Звонила директор — энергичная дама, которую все называли без отчества, просто Мария.
— Рита… — по деревянной интонации женского голоса стало ясно, что случилось что-то страшное, почти невозможное.
Оттягивая момент, Рита с наигранной весёлостью ответила:
— Слушаю, Мария. Кстати, я тебе передала с Виктором мою фирменную ватрушку. Ты недавно спрашивала рецепт. Напомни ему, чтобы не зажилил, когда пойдёте обедать. Ты же знаешь, какой Витя обжора — может до тебя не донести.
— Рита, — в трубке раздалось тихое всхлипывание, — Рита, Витя умер. Врач со «Скорой» определил инсульт.
До неё не сразу дошёл смысл сказанного. Мария не имеет права так жестоко шутить. Умереть может кто угодно, только не её муж. Сорокалетние тренеры, чемпионы в многоборье, не умирают от инсульта. Наверняка это какая-то глупая ошибка, и Мария сейчас рассмеётся и извинится.
— Этого не может быть, — тупо возразила она, — мы завтра должны идти покупать новый диван.
И почему язык сболтнул про диван? Непонятно.
Снова потянувшись за салфеткой, Рита обратила внимание, что обручальное кольцо болтается на пальце. Боже мой! Ещё совсем недавно она мечтала о том, чтобы похудеть к весне!
Сутки после Витиной смерти остались в памяти чёрной дырой с отвратительным запахом валерианы и горя. Проблески сознания вернулись только на Смоленском кладбище, когда смотритель назвал цену за захоронение. Мария — они пришли на кладбище вдвоём — охнула:
— Сколько?
Она встряхнула Риту за локоть:
— Рита, опомнись, ты не наберёшь нужную сумму. Я же знаю ваши возможности. Давай позвоним на Ковалёвское кладбище, у меня там есть знакомые, недорого выберут хорошее место.
— Нет, — поспешно сказала Рита, — я согласна на любую цену. У нас было отложено на отпуск и ремонт. Ты понимаешь, Маша, я обязана сделать для Вити всё, что могу.
Ей казалось очень важным похоронить мужа именно на Смоленском. Витя — коренной петербуржец с Васильевского острова — должен остаться там, где жил и учился. Он не любил перемен в жизни и наверняка не одобрил бы переезд на другой конец города.
От неверного движения гречневая крупа брызнула во все стороны, падая на пол затвердевшими каплями.
«Надо взять веник и подмести», — не сдвигаясь с места, подумала Рита.
Чтобы унять дрожь, она обхватила плечи руками. Тонкий халатик совершенно не грел. За последние дни кругом были только холод и тьма. Взгляд наткнулся на груду посуды в раковине.
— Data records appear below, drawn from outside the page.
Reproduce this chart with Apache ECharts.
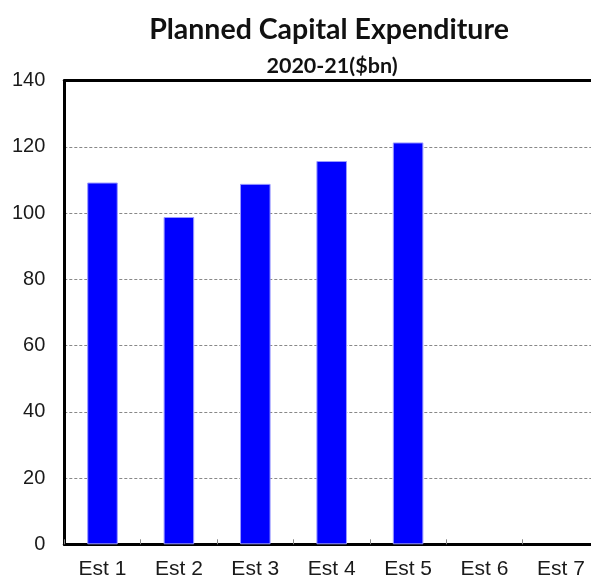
<!DOCTYPE html>
<html>
<head>
<meta charset="utf-8">
<script src="https://cdn.jsdelivr.net/npm/echarts@6/dist/echarts.min.js"></script>
<style>
html,body{margin:0;padding:0;background:#fff;}
#chart{width:591px;height:579px;}
</style>
</head>
<body>
<div id="chart"></div>
<script>
const categories = ['Est 1','Est 2','Est 3','Est 4','Est 5','Est 6','Est 7'];
const values = [109.2, 98.8, 108.8, 115.7, 121.3, null, null];
const titleText = 'Planned Capital Expenditure';
const subtitleText = '2020-21($bn)';

const chart = echarts.init(document.getElementById('chart'), null, {renderer:'canvas'});
chart.setOption({
  animation: false,
  backgroundColor: '#ffffff',
  title: [
    {text: titleText, left: 324, top: 10, textAlign: 'center',
     textStyle: {fontFamily: 'Lato', fontWeight: 'bold', fontSize: 28.5, color: '#111'}},
    {text: subtitleText, left: 327, top: 50, textAlign: 'center',
     textStyle: {fontFamily: 'Lato', fontWeight: 'bold', fontSize: 21.5, color: '#111'}}
  ],
  grid: {left: 64.3, top: 80.5, width: 534.8, bottom: 34.7, containLabel: false, outerBoundsMode: 'none'},
  xAxis: [
    {type: 'category', data: categories, position: 'bottom',
     axisLine: {lineStyle: {color: '#000', width: 3}},
     axisTick: {show: true, inside: true, length: 5, lineStyle: {color: '#888', width: 1}},
     axisLabel: {fontFamily: 'Liberation Sans', fontSize: 21, color: '#1a1a1a', margin: 14},
     splitLine: {show: false}},
    {type: 'category', data: categories, position: 'top',
     axisLine: {lineStyle: {color: '#000', width: 3}},
     axisTick: {show: false}, axisLabel: {show: false}}
  ],
  yAxis: {
    type: 'value', min: 0, max: 140, interval: 20,
    axisLine: {show: true, lineStyle: {color: '#000', width: 3}},
    axisTick: {show: false},
    axisLabel: {fontFamily: 'Liberation Sans', fontSize: 20, color: '#1a1a1a', margin: 19},
    splitLine: {show: true, lineStyle: {color: '#888', type: [3, 2], width: 1}}
  },
  series: [{
    type: 'bar', data: values, xAxisIndex: 0, barWidth: '40%',
    itemStyle: {color: '#0000ff', borderColor: '#9a9aff', borderWidth: 1}
  }]
});
</script>
</body>
</html>
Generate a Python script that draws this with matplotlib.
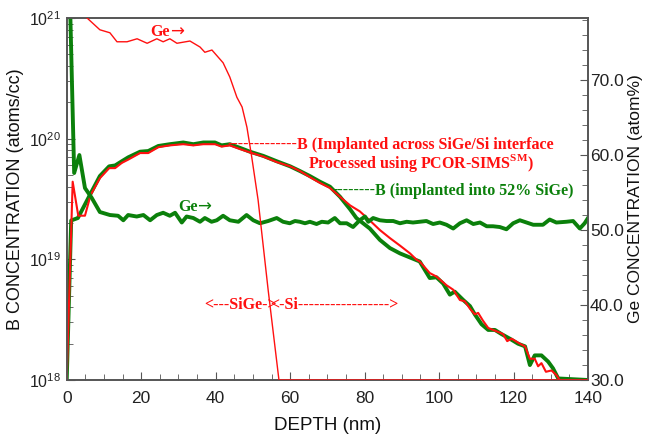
import matplotlib
matplotlib.use("Agg")
import matplotlib.pyplot as plt
from matplotlib.ticker import MultipleLocator, LogLocator, NullFormatter, FormatStrFormatter

plt.rcParams['font.family'] = ['Liberation Sans', 'DejaVu Sans']
plt.rcParams['mathtext.fontset'] = 'custom'
plt.rcParams['mathtext.rm'] = 'Liberation Serif:bold'
plt.rcParams['mathtext.bf'] = 'Liberation Serif:bold'

RED = '#ff1010'
GREEN = '#0b800b'

# B profile, implanted across SiGe/Si interface (red, left axis)
red_b_x = [0.0, 1.6, 3.1, 4.9, 6.4, 8.9, 11.4, 13.0, 14.8, 16.5, 19.7, 21.9, 24.6,
           27.7, 31.3, 34.0, 36.7, 39.8, 41.6, 43.8, 46.5, 49.2, 52.8, 56.4, 60.0,
           62.6, 65.3, 68.0, 70.7, 73.4, 76.1, 78.7, 81.4, 84.1, 86.8, 89.5, 92.2,
           94.0, 94.8, 97.5, 99.3, 102.0, 103.8, 105.6, 106.9, 108.3, 109.6, 110.5,
           111.8, 113.2, 114.5, 115.9, 117.2, 118.3, 119.5, 121.7, 123.1, 124.4,
           125.7, 126.6, 127.5, 128.7, 130.2, 131.5, 132.4, 140.0]
red_b = [1.0e18, 4.4e19, 2.3e19, 2.3e19, 3.4e19, 4.7e19, 5.7e19, 5.7e19, 6.3e19,
         6.7e19, 7.6e19, 7.6e19, 8.5e19, 8.8e19, 9.0e19, 8.8e19, 9.0e19, 9.0e19,
         8.6e19, 8.8e19, 8.2e19, 7.7e19, 7.1e19, 6.4e19, 5.9e19, 5.4e19, 4.8e19,
         4.3e19, 3.9e19, 3.3e19, 2.8e19, 2.5e19, 2.1e19, 1.75e19, 1.5e19, 1.3e19,
         1.12e19, 9.9e18, 9.6e18, 7.7e18, 7.2e18, 6.1e18, 5.6e18, 4.6e18, 4.5e18,
         3.9e18, 3.5e18, 3.6e18, 3.1e18, 2.7e18, 2.6e18, 2.5e18, 2.4e18, 2.1e18,
         2.2e18, 2.0e18, 1.9e18, 1.5e18, 1.5e18, 1.3e18, 1.38e18, 1.17e18, 1.2e18,
         1.1e18, 1.0e18, 1.0e18]

# B profile, implanted into 52% SiGe (green, left axis)
green_b_x = [0.0, 1.2, 3.0, 6.4, 8.9, 11.4, 13.0, 14.8, 16.5, 19.7, 21.9, 24.6, 27.7,
             31.3, 34.0, 36.7, 39.8, 41.6, 43.8, 46.5, 49.2, 52.8, 56.4, 60.0, 62.6,
             65.3, 68.0, 70.7, 73.4, 76.1, 77.8, 81.4, 84.1, 86.8, 89.5, 94.8, 97.5,
             99.3, 101.1, 102.9, 104.2, 106.5, 108.3, 109.6, 111.4, 113.2, 115.0,
             116.8, 119.0, 121.2, 123.1, 124.4, 125.7, 127.5, 129.3, 130.6, 132.0,
             140.0]
green_b = [1.0e18, 2.1e19, 2.2e19, 3.5e19, 4.9e19, 5.9e19, 6.0e19, 6.5e19, 7.0e19,
           7.8e19, 7.9e19, 8.7e19, 9.0e19, 9.3e19, 9.0e19, 9.3e19, 9.3e19, 8.8e19,
           9.0e19, 8.4e19, 7.8e19, 7.2e19, 6.5e19, 5.9e19, 5.4e19, 4.9e19, 4.4e19,
           4.0e19, 3.3e19, 2.6e19, 2.2e19, 1.8e19, 1.45e19, 1.24e19, 1.12e19, 9.6e18,
           7.0e18, 7.1e18, 6.3e18, 5.1e18, 5.4e18, 4.6e18, 4.1e18, 3.5e18, 2.9e18,
           2.6e18, 2.6e18, 2.4e18, 2.2e18, 2.0e18, 1.9e18, 1.33e18, 1.6e18, 1.6e18,
           1.42e18, 1.25e18, 1.03e18, 1.0e18]

# Ge profile of the interface sample (red, right axis)
red_ge_x = [0.0, 5.4, 8.9, 11.6, 13.5, 16.2, 18.9, 21.6, 24.2, 25.9, 27.7, 29.6,
            33.1, 35.8, 37.1, 39.0, 42.0, 43.8, 45.7, 47.1, 48.4, 49.7, 51.4, 54.1,
            57.0, 140.0]
red_ge = [80.0, 78.3, 76.7, 76.3, 75.1, 75.1, 75.5, 74.9, 75.5, 75.1, 75.5, 74.9,
          75.2, 74.4, 73.7, 74.0, 72.3, 70.4, 67.7, 66.4, 63.7, 59.7, 54.0, 42.0,
          30.0, 30.0]

# Ge profile of the 52% SiGe sample (green, right axis)
green_ge_x = [0.0, 0.9, 2.0, 3.4, 4.9, 6.7, 8.9, 11.6, 13.8, 15.2, 16.5, 18.8, 20.6,
              22.4, 24.2, 25.9, 27.7, 29.1, 30.9, 32.2, 34.0, 35.8, 37.1, 38.9, 40.3,
              42.0, 43.8, 46.1, 48.3, 50.1, 51.9, 54.1, 56.4, 58.1, 59.9, 61.3, 62.6,
              64.0, 65.3, 67.1, 68.5, 70.2, 72.0, 73.4, 75.2, 76.9, 78.7, 80.1, 81.0,
              82.3, 84.1, 85.9, 87.7, 89.5, 91.3, 93.0, 94.8, 96.6, 98.4, 100.2, 102.0,
              103.8, 105.6, 107.4, 109.2, 111.0, 112.8, 114.5, 116.3, 118.1, 119.9,
              121.7, 123.5, 125.3, 127.9, 129.7, 131.5, 134.2, 136.0, 137.8, 139.1,
              140.0]
green_ge = [85.0, 80.0, 57.6, 60.0, 55.6, 54.3, 52.4, 52.0, 51.9, 51.3, 52.0, 51.8,
            52.0, 51.3, 52.0, 52.3, 51.9, 52.3, 51.0, 51.8, 51.6, 51.1, 51.6, 51.1,
            51.3, 51.9, 51.3, 51.1, 52.0, 51.3, 50.9, 51.2, 51.6, 51.1, 50.9, 51.2,
            51.1, 50.9, 51.1, 50.8, 51.1, 51.0, 51.6, 50.9, 50.9, 50.4, 51.3, 51.8,
            51.1, 51.6, 51.3, 51.2, 51.2, 50.9, 51.1, 51.0, 51.1, 51.2, 50.8, 51.0,
            50.7, 50.2, 50.9, 51.3, 50.8, 51.0, 50.5, 50.5, 50.4, 50.1, 50.9, 51.3,
            51.0, 50.7, 50.7, 51.4, 51.0, 51.1, 51.2, 50.2, 50.9, 51.6]

fig = plt.figure(figsize=(6.49, 4.38), dpi=100)
ax = fig.add_axes([0.1028, 0.1324, 0.8032, 0.8265])
ax2 = ax.twinx()

ax.plot(green_b_x, green_b, color=GREEN, lw=2.8, zorder=2)
ax.plot(red_b_x, red_b, color=RED, lw=1.5, zorder=3)
ax2.plot(green_ge_x, green_ge, color=GREEN, lw=2.8, zorder=2)
ax2.plot(red_ge_x, red_ge, color=RED, lw=1.0, zorder=3)

ax.set_yscale('log')
ax.set_xlim(0, 140)
ax.set_ylim(1e18, 1e21)
ax2.set_ylim(30, 78.27)

ax.xaxis.set_major_locator(MultipleLocator(20))
ax.xaxis.set_minor_locator(MultipleLocator(5))
ax.yaxis.set_major_locator(LogLocator(base=10))
ax.yaxis.set_minor_locator(LogLocator(base=10, subs=range(2, 10)))
ax.yaxis.set_minor_formatter(NullFormatter())
ax2.yaxis.set_major_locator(MultipleLocator(10))
ax2.yaxis.set_minor_locator(MultipleLocator(2))
ax2.yaxis.set_major_formatter(FormatStrFormatter('%.1f'))

spine_c = '#555555'
for a in (ax, ax2):
    for s in a.spines.values():
        s.set_color(spine_c)
        s.set_linewidth(1.2)
ax.tick_params(axis='both', which='both', direction='in', colors=spine_c,
               labelcolor='#222222')
ax.tick_params(axis='x', labelsize=12.5, pad=8)
ax.tick_params(axis='y', labelsize=11.5, pad=4)
ax.tick_params(which='major', length=6)
ax.tick_params(which='minor', length=4)
ax2.tick_params(axis='y', which='both', direction='in', colors=spine_c,
                labelcolor='#222222', labelsize=12.5, pad=1.5)
ax2.tick_params(which='major', length=6)
ax2.tick_params(which='minor', length=4)

ax.set_xlabel('DEPTH (nm)', fontsize=13.5, color='#111111', labelpad=8)
ax.set_ylabel('B CONCENTRATION (atoms/cc)', fontsize=13, color='#111111', labelpad=4)
ax2.set_ylabel('Ge CONCENTRATION (atom%)', fontsize=12.5, color='#111111', labelpad=3)

serif = dict(family=['Liberation Serif', 'DejaVu Serif'], fontweight='bold', fontsize=11.5)
arrow = dict(family=['DejaVu Sans'], fontsize=12)

ax2.text(22.4, 76.4, 'Ge', color=RED, ha='left', va='center', **serif)
ax2.annotate('\u2192', xy=(22.4, 76.4), xytext=(14, 0), textcoords='offset points',
             color=RED, ha='left', va='center', **arrow)
ax2.text(29.9, 53.1, 'Ge', color=GREEN, ha='left', va='center', **serif)
ax2.annotate('\u2192', xy=(29.9, 53.1), xytext=(14, 0), textcoords='offset points',
             color=GREEN, ha='left', va='center', **arrow)

ax2.text(62.0, 61.3, '-------------', color=RED, ha='right', va='center', **serif)
ax2.text(61.8, 61.3, 'B (Implanted across SiGe/Si interface', color=RED,
         ha='left', va='center', **serif)
ax2.text(95.1, 58.9, 'Processed using PCOR-SIMS$^{\\mathrm{SM}}$)', color=RED,
         ha='center', va='center', **serif)

ax2.text(83.0, 55.2, '--------', color=GREEN, ha='right', va='center', **serif)
ax2.text(82.8, 55.2, 'B (implanted into 52% SiGe)', color=GREEN,
         ha='left', va='center', **serif)

ax2.text(56.3, 40.0, '<---SiGe->', color=RED, ha='right', va='center', **serif)
ax2.text(54.6, 40.0, '<-Si----------------->', color=RED, ha='left', va='center', **serif)

fig.savefig('out.png', dpi=100)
К весне Витя планировал грандиозный ремонт с посудомойкой и встроенным холодильником.
— Если хорошенько подумать над проектом, — мечтал он, — то наши восемь квадратов можно преобразить в шикарную современную кухню. Будем водить сюда экскурсии и брать деньги за показ.
А сейчас зима, и Витю опускали в холодную, мёрзлую землю. Как во сне Рита подошла к окну, словно надеясь, что начавшийся снегопад укутает её боль. Она не сразу расслышала тонкий голос дочери.
— Мам! — Галя звала её уже несколько минут. — Мама, мы с Ромой хотим есть.
Галя ходила в четвёртый класс, а Ромик во второй.
— Да, да, я сейчас! Сейчас, мои хорошие. Я сварила макароны с сосисками.
Рита вдруг вспомнила, что макароны с сосисками были вчера, и позавчера, а Рома вообще ненавидит сосиски и обожает котлеты.
Если бы не дети, то она точно рехнулась бы от невозможности осознать случившееся. Но сын с дочкой теребили, не давали упасть в пропасть. Вечером они с двух сторон забивались к ней под одеяло, и чтобы не испугать детей, волей-неволей приходилось сдерживать рыдания. Разум твердил ей, что она не первая и не последняя теряет мужа, что её горе — песчинка среди огромной пустыни людских бед. Но разве потеря любви может поддаться разуму? Хотя нет, любовь как раз осталась навсегда светить далёкой звездой в небесах.
С третьей попытки Рите удалось сдержать слёзы. Подперев щёку рукой, она смотрела, как дети торопливо глотают макароны с сосисками. Тишина в кухне давила. Обычно дети смеялись, ссорились, болтали, а не сидели, как два старичка со сморщенными личиками. Ей не удавалось их утешить, потому что при первых же словах голос срывался и дрожал.